Ao se aproximar dos oitenta anos de idade, o artista plástico Henri Matisse embarca com um frade dominicano no projeto de construção de uma capela na região francesa dos Alpes Marítimos. A empreitada gera resistências entre diversos artistas e religiosos, preocupados respectivamente com a contaminação da arte de vanguarda pelo conservadorismo católico e com a profanação modernista da arte sacra. Neste artigo, analiso a construção da Capela do Rosário (1947-1951) como caso-chave para explorar os efeitos do consórcio entre arte e religião promovido por Matisse em dois planos simultâneos e complementares. No primeiro, investigo como a composição entre os vocabulários e práticas religiosas e artísticas potencializa a construção da obra de Matisse, gerando repercussões na própria vida do artista. No segundo, apuro como essa associação produz um tensionamento do princípio moderno e secular de separação entre as esferas da arte e da religião, iluminando os termos dessa separação. O percurso realizado em pesquisa de campo na França e análise de diferentes fontes documentais revela que a religião (seja ela o catolicismo, um espiritualismo difuso ou outras manifestações sagradas) adquire o estatuto de procedimento articulador através do qual o artista constrói sua obra e através dela a si mesmo.
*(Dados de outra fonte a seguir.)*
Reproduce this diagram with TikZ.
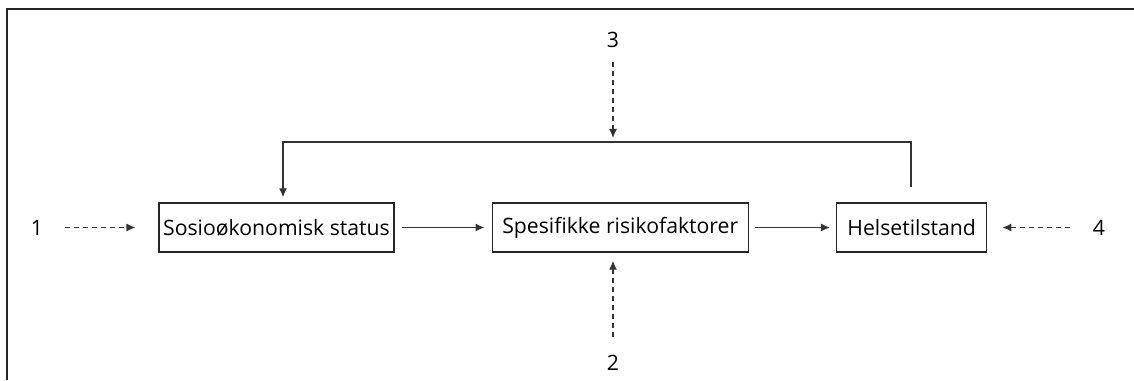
\documentclass[tikz,border=0pt]{standalone}
\usepackage{fontspec}
\setmainfont{Open Sans}
\usetikzlibrary{positioning,arrows.meta}

\begin{document}
\begin{tikzpicture}[x=0.5pt,y=0.5pt,
  box/.style={draw=black!85, line width=0.7pt, minimum height=24.5pt, inner xsep=2pt, font=\fontsize{10.6}{12}\selectfont},
  num/.style={inner sep=1pt, font=\fontsize{10.6}{12}\selectfont},
  flow/.style={draw=black!80, line width=0.65pt, -{Latex[length=4.5pt,width=4pt]}},
  dasharrow/.style={flow, dash pattern=on 2.5pt off 2pt}]
  \useasboundingbox (0,0) rectangle (1134,380);
  % frame
  \draw[line width=1.2pt, black!85] (7,0) -- (7,371) -- (1134,371);

  % the three boxes
  \node[box, minimum width=116.5pt] (sos) at (276.5,152.5) {Sosioøkonomisk status};
  \node[box, minimum width=128pt] (spes) [right=48.5pt of sos] {Spesifikke risikofaktorer};
  \node[box, minimum width=75pt] (helse) [right=43.5pt of spes] {Helsetilstand};

  % numbers
  \node[num] (one) at (37,152.5) {1};
  \node[num] (four) at (1099,152.5) {4};
  \node[num] (three) at (613,340) {3};
  \node[num] (two) at (613,17) {2};

  \coordinate (fbright) at (911,238);
  \coordinate (fbleft) at (283,238);
  \coordinate (fbmid) at (613,238);

  \draw[flow, shorten <=3.5pt, shorten >=3.5pt] (sos) -- (spes);
  \draw[flow, shorten <=3pt, shorten >=3pt] (spes) -- (helse);
  \draw[flow, shorten <=7.5pt, shorten >=2.5pt] (helse.north -| fbright) -- (fbright) -- (fbleft) -- (sos.north -| fbleft);

  \draw[dasharrow, shorten <=10pt, shorten >=11.5pt] (one) -- (sos);
  \draw[dasharrow, shorten <=10.5pt, shorten >=7.5pt] (four) -- (helse);
  \draw[dasharrow, shorten <=6pt, shorten >=2pt] (three) -- (fbmid);
  \draw[dasharrow, shorten <=8pt, shorten >=4pt] (two) -- (two |- spes.south);
\end{tikzpicture}
\end{document}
When approaching eighty years of age, artist Henri Matisse embarked on a project to build a chapel in the French region of the Alpes Maritimes with a Dominican friar. The undertaking generates resistance among various artists and religious individuals, concerned with the contamination of avant-garde art by Catholic conservatism and the modernist desecration of sacred art, respectively. In this paper, I analyze the construction of the Chapel of the Rosary (1947-1951) as a key case to explore the effects of the consortium between art and religion promoted by Matisse on two simultaneous and complementary levels. In the first, I investigate how the composition between religious and artistic vocabularies and practices enhances the construction of Matisse’s work, generating repercussions in the artist’s own life. In the second, I examine how this association produces a tension between the modern and secular principle of separation between the art and religion spheres, illuminating the terms of this separation. The path taken through field research in France and the analysis of different documentary sources reveals that religion (be it Catholicism, diffuse spiritualism or other sacred manifestations) acquires the status of an articulating procedure throughout which the artist constructs his work, and, through it, himself.
À près de quatre-vingts ans, l’artiste Henri Matisse se lance avec un frère dominicain dans le projet de construction d’une chapelle dans les Alpes-Maritimes, la chapelle du Rosaire. Néanmoins, l’entreprise se heurte à plusieurs résistances: des artistes s’inquiètent d’une contamination de l’art d’avant-garde par le conservatisme catholique, tandis que certains religieux redoutent une profanation moderniste de l’art sacré. Ce travail analyse la construction de la chapelle (1947-1951) pour mettre en lumière les effets du rapprochement entre art et religion promu par Matisse à deux niveaux simultanés et complémentaires. Dans un premier temps, il est montré que la composition opérée entre les pratiques et les vocabulaires religieux et artistiques accroissent la construction de l’œuvre de Matisse, avec y compris des répercussions sur la vie de l’artiste. Dans un deuxième temps, l’analyse permet de mieux comprendre pourquoi une telle association contrarie le principe moderne et laïque de séparation entre les versants artistique et religieux. L’enquête de terrain en France et l’analyse de différentes sources documentaires révèlent que la religion (que ce soit le catholicisme, le spiritisme diffus ou d’autres manifestations sacrées) articule la construction de l’œuvre et la construction personnelle de l’artiste.